Five things the Eagles should be looking for in their next Head Coach

Carson wentz eagles
PHILADELPHIA, PA – NOVEMBER 01: Philadelphia Eagles Quarterback Carson Wentz (11) talks to Head Coach Doug Pederson in the second half during the game between the Dallas Cowboys and Philadelphia Eagles on November 01, 2020 at Lincoln Financial Field in Philadelphia, PA. (Photo by Kyle Ross/Icon Sportswire)

The Eagles are about to enter week two of their search for Doug Pederson’s replacement. As targets start to fly off the board, which traits should they be prioritizing in their new hire?


Perhaps the biggest trait the Eagles need to search for is flexibility. I don’t mean physically, although seeing Todd Bowles do the limbo would be a once in a lifetime experience, but in terms of scheme.

What the Eagles have struggled to do for quite some time now is bend their schemes around newly acquired players in order to play to their strengths. Whether that’s Jalen Reagor on offense, or the likes of Sidney Jones and Rasul Douglas on defense, the previous coaches would double-down on their own offensive principles over and over again.

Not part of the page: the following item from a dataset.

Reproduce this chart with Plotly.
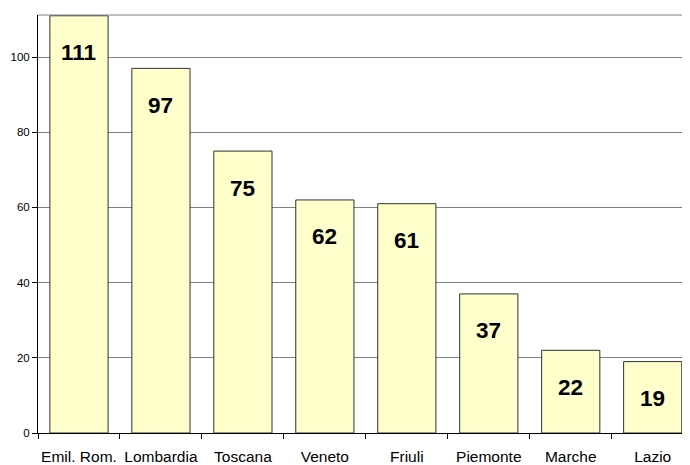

If you look back to the 2018 season where Golden Tate’s implementation didn’t happen for the best part of a month, that pattern didn’t exactly fade away after he left during that coming offseason.

The Eagles need a Head Coach who knows the strengths and weaknesses of his players and will bend his scheme around them as opposed to trying to force them into holes they simply don’t fit into.

Emotional intelligence

The phrase has almost become a meme after Jeffrey Lurie first mentioned it five years ago during the team’s last search for a Head Coach, but its sentiment holds true.

Doug Pederson was criticized for the best part of an entire season and rightly so. But before the ‘tankgate’ in week 17, was there ever a moment where a player turned on him? Were there any ‘anonymous sources’ speaking out in angst over his actions? The answer is no.

Through all the good, bad, and ugly, that the 2020 season had to offer, they always were always bought in and never doubted an aggressive decision or Pederson’s coaching ability. This is down to his emotional engagement with his team and it’s something the Eagles will need to ensure they replace if they are to have any hope of replicating that incredible 2017 season in the future.

Quarterback focus

This doesn’t have to be the holy grail of traits, especially if they’re planning on hiring a defensive mind. But it makes sense to at the very least circle it in as much red ink as you have. The Eagles have a broken quarterback on a $127M deal, and a second-round pick who has a high upside but plays a very different game.

The Eagles have to find someone who can either help fix Carson Wentz, or facilitate the growth of Jalen Hurts. Both would be fantastic, but with the number of fireworks already flying this offseason, going all-in on one makes sense in order to quieten the deafening noise.

A track-record of developing of young players

Most coaching candidates should have this, but not all do. Joe Brady may be the best example of someone that does, having turned players into future stars at LSU.

The Eagles are in a deep cap hole and have a few age-related concerns across the roster. It’s likely that Howie Roseman will continue to shovel draft picks into the NovaCare Complex, but over the last 3-4 years, very few have lived up to their potential.

That has to stop.

Time is of the essence and the team cannot afford to keep wasting draft ammunition on players who turn out to be nothing. Is it a talent evaluation problem, or a coaching problem? Prioritize the coaching and we’ll soon find out.


Not just for himself, but for the players and coaches too. When was the last time we heard anything internally negative about Press Taylor, who has watched Carson Wentz regress under his nose while no consequence has followed?

Doug Pederson walked up to the post-game podium for 16 weeks and said ‘it starts with me’. It ultimately ended with him. Actions speak louder than words and it’s absolutely imperative that the new Head Coach is able to hold himself and those around him accountable.